**Do this**
From the top of the records below, return each line exactly, ending with the line that contains "import seaborn as sns".

◇ ◇ ◇ ◇

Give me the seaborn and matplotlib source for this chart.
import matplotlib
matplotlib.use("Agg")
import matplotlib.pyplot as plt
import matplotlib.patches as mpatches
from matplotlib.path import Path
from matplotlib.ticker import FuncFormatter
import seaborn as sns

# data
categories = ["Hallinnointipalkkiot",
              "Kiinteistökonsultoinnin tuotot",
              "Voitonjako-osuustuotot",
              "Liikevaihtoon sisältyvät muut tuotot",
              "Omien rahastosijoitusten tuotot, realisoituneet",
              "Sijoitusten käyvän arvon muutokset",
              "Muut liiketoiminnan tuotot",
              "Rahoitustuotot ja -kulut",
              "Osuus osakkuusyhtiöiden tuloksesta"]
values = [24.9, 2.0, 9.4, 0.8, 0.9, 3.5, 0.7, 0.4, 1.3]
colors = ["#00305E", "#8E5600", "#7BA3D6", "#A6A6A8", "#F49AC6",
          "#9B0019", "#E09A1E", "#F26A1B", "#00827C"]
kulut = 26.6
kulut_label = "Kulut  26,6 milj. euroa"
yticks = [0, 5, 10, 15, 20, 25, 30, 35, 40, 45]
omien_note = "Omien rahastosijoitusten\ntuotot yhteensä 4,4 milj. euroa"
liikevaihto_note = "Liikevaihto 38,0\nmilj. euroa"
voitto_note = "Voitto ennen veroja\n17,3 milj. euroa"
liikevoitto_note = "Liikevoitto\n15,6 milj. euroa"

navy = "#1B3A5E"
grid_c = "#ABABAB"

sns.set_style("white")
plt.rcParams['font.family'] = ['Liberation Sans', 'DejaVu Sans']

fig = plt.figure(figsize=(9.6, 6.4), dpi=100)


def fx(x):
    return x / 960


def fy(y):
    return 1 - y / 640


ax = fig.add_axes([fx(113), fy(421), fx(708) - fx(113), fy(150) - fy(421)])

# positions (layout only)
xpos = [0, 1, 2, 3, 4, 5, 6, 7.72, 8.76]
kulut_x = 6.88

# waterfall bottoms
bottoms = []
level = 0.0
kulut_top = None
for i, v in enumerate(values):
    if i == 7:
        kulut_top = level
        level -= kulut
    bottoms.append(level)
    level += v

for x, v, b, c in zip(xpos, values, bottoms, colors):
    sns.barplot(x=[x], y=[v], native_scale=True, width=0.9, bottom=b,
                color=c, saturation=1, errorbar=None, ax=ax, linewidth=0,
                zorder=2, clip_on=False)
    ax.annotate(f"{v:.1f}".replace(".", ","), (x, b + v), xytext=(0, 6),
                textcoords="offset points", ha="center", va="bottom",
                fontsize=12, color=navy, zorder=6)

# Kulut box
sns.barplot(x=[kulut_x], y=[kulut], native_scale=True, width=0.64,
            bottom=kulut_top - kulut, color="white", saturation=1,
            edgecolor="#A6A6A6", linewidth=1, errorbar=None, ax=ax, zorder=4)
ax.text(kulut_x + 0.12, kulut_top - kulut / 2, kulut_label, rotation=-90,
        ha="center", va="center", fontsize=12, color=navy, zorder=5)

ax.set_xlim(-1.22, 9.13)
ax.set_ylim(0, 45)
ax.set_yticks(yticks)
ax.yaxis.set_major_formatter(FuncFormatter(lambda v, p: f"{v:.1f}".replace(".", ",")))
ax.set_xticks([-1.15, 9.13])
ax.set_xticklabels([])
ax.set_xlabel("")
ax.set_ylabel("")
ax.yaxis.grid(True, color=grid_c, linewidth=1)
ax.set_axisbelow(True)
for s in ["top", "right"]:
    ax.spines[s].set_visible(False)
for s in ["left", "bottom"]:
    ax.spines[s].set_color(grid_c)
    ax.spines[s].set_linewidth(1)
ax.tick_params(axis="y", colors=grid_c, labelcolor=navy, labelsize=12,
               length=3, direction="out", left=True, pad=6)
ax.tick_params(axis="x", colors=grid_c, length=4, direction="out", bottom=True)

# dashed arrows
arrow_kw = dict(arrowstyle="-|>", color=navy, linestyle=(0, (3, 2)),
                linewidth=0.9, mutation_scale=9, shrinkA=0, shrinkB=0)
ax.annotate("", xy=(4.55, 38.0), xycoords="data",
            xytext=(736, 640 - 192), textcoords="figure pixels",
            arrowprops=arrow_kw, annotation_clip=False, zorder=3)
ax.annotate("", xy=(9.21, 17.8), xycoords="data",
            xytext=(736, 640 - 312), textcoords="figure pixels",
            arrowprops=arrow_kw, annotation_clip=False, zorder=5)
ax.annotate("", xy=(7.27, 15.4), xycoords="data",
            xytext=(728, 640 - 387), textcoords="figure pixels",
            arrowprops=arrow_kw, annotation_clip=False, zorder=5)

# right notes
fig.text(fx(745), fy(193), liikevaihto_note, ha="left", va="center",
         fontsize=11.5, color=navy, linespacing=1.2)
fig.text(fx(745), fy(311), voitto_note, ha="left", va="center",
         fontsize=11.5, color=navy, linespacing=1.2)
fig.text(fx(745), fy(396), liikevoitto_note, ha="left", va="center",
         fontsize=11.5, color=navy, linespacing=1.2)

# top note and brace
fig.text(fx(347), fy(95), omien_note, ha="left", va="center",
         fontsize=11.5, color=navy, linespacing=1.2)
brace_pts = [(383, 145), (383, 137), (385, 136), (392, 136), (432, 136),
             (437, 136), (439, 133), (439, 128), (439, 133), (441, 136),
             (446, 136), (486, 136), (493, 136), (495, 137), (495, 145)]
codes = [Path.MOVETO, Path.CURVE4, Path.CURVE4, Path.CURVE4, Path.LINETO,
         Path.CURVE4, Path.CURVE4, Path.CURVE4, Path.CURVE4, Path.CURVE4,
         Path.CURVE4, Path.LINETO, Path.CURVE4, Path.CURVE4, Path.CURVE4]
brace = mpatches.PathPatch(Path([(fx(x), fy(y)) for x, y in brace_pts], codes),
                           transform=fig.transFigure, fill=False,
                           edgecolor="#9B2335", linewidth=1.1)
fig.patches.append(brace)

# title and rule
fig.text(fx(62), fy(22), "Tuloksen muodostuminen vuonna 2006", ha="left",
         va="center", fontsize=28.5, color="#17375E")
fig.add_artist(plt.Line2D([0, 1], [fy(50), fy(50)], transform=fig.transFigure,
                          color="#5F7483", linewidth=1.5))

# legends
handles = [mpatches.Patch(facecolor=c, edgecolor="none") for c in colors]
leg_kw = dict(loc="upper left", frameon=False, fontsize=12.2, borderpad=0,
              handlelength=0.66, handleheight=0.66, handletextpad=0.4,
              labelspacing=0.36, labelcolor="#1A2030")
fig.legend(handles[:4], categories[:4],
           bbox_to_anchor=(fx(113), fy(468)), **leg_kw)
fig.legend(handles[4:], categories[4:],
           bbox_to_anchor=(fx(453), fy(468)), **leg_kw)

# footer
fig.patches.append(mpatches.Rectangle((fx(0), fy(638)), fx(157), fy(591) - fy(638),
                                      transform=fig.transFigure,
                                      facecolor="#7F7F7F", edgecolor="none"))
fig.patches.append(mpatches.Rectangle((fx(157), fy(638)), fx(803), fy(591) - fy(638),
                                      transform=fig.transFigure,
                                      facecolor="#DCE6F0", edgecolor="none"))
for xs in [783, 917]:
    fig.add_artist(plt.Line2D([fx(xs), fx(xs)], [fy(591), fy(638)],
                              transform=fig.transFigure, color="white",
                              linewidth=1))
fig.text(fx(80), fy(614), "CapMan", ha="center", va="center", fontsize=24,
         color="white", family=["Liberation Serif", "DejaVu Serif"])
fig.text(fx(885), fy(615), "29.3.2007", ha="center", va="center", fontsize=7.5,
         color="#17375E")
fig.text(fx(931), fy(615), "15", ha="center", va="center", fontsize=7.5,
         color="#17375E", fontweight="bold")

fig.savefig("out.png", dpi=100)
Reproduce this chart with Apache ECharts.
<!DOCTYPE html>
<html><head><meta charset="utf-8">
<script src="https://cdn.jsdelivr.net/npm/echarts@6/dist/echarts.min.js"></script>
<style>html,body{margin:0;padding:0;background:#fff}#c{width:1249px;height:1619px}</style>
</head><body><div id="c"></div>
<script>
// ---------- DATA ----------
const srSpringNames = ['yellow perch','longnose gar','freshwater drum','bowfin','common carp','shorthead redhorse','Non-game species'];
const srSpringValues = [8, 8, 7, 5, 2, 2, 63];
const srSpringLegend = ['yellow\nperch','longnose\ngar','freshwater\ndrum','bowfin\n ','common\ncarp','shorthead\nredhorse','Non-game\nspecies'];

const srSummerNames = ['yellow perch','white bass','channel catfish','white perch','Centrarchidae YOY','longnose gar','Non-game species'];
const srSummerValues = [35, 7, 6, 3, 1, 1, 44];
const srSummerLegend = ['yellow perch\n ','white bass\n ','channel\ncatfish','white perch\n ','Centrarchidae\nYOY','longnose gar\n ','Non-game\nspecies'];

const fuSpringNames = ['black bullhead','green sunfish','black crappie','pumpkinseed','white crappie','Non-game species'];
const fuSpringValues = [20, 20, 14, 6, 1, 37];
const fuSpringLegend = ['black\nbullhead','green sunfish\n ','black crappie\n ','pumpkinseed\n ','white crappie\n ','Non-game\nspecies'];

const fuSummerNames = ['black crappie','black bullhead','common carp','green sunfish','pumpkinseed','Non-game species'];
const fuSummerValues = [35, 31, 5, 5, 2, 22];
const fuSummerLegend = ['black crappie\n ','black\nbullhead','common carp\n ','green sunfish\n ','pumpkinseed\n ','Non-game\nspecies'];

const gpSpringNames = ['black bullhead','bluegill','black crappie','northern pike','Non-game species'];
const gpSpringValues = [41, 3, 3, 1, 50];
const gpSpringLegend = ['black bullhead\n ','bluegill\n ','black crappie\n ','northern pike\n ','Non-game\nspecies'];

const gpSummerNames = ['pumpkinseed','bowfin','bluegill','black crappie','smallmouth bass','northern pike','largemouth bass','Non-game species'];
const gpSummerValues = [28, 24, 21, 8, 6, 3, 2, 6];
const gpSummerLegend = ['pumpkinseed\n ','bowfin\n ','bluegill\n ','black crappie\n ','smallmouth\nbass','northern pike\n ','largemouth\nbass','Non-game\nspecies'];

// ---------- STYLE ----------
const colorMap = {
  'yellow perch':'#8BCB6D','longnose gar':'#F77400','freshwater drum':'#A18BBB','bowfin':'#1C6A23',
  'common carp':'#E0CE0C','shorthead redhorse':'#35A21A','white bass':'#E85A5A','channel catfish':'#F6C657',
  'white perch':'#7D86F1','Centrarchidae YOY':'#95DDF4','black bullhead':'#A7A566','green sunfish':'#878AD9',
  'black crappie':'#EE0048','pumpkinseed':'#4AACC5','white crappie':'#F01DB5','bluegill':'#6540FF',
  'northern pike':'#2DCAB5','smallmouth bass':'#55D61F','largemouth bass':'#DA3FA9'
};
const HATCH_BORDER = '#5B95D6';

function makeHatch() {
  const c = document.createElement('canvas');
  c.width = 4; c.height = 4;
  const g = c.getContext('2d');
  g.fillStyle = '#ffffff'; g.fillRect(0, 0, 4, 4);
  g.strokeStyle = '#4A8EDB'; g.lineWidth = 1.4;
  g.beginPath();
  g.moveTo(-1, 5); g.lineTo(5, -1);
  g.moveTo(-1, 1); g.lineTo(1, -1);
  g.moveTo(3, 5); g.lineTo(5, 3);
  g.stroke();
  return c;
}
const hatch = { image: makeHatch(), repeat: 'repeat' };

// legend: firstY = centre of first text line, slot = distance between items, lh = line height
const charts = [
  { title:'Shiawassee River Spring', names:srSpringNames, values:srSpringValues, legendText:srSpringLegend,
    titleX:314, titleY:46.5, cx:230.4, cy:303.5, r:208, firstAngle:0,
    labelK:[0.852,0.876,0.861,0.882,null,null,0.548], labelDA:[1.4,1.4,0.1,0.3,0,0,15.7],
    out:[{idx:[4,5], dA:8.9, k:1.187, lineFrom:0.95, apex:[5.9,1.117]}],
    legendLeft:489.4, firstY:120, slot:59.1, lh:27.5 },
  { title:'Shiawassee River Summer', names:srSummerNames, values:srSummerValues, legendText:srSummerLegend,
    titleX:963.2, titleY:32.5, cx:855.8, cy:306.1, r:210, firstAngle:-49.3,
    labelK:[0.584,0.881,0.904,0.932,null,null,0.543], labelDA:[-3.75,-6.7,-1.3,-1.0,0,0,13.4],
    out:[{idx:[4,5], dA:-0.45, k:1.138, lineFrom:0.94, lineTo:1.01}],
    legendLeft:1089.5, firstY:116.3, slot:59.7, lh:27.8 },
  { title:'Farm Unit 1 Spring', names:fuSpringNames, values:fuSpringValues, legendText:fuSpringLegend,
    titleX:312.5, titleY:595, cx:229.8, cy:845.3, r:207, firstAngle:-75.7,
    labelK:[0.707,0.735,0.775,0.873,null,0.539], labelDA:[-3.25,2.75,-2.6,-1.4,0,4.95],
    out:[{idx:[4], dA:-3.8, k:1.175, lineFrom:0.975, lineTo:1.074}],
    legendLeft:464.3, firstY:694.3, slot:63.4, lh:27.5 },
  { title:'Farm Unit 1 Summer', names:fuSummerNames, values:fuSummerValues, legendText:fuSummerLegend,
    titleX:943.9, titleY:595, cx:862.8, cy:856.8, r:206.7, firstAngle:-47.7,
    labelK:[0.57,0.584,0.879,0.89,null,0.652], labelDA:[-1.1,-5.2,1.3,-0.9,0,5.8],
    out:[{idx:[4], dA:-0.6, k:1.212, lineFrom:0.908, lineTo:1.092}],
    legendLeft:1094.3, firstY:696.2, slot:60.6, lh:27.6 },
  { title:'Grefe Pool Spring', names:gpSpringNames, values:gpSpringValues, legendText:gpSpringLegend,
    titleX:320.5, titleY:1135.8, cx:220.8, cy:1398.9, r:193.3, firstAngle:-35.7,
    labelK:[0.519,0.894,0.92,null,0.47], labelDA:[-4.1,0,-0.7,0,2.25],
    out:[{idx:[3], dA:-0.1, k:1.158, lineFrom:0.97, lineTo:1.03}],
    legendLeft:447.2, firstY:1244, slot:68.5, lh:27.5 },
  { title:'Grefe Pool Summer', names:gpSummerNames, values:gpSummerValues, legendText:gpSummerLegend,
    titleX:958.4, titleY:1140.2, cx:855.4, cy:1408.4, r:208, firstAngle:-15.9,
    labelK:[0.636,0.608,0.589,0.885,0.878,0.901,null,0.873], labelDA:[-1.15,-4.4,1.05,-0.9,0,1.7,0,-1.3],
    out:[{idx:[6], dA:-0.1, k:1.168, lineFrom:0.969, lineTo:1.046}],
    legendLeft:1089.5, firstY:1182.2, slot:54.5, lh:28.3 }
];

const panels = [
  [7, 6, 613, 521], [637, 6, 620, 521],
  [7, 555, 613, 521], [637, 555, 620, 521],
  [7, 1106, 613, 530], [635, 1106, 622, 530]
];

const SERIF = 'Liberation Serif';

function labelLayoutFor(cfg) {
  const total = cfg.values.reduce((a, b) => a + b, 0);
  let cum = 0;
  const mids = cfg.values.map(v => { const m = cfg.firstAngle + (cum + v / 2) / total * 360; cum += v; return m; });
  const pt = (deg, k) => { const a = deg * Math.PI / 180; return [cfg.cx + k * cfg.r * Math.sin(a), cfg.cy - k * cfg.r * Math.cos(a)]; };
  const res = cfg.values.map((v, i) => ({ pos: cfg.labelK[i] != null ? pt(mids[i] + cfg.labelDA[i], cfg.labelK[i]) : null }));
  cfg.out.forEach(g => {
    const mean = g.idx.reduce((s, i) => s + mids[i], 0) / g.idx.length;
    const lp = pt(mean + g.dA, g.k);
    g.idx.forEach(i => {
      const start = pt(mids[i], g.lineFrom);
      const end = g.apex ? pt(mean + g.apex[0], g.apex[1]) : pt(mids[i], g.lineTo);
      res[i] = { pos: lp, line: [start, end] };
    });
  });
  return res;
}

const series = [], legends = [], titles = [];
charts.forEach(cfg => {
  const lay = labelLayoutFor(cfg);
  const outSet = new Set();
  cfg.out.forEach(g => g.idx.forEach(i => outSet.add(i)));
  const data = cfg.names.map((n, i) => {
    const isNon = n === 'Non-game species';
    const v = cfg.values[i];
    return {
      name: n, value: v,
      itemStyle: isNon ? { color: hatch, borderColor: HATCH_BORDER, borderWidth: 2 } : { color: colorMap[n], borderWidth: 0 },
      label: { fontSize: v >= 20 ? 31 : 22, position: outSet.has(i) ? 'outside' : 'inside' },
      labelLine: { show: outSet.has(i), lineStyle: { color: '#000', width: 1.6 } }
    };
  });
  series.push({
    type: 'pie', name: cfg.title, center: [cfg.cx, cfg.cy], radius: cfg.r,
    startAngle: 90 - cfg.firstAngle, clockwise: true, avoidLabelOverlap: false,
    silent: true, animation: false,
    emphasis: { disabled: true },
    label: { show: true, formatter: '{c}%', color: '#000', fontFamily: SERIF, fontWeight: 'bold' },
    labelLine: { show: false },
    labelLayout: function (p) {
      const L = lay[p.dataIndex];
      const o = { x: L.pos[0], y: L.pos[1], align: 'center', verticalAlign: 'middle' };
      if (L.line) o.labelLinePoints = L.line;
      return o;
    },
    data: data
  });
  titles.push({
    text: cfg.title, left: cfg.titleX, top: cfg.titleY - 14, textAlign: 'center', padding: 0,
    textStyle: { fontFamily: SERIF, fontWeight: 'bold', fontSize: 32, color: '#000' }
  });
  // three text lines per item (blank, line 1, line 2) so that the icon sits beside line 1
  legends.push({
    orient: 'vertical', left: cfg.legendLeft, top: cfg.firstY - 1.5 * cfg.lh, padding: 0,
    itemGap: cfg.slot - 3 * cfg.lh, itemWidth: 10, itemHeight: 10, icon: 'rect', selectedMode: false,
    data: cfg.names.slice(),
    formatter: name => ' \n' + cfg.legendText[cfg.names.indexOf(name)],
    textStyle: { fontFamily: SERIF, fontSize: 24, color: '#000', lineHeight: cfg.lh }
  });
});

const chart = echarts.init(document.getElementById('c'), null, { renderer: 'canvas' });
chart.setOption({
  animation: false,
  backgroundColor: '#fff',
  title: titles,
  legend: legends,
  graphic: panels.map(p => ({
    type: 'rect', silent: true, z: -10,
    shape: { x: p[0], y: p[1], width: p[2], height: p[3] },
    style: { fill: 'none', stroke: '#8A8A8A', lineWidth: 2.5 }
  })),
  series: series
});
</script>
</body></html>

◇ ◇ ◇ ◇

**Result of the task**
Give me the seaborn and matplotlib source for this chart.
import matplotlib
matplotlib.use("Agg")
import matplotlib.pyplot as plt
import matplotlib.patches as mpatches
from matplotlib.path import Path
from matplotlib.ticker import FuncFormatter
import seaborn as sns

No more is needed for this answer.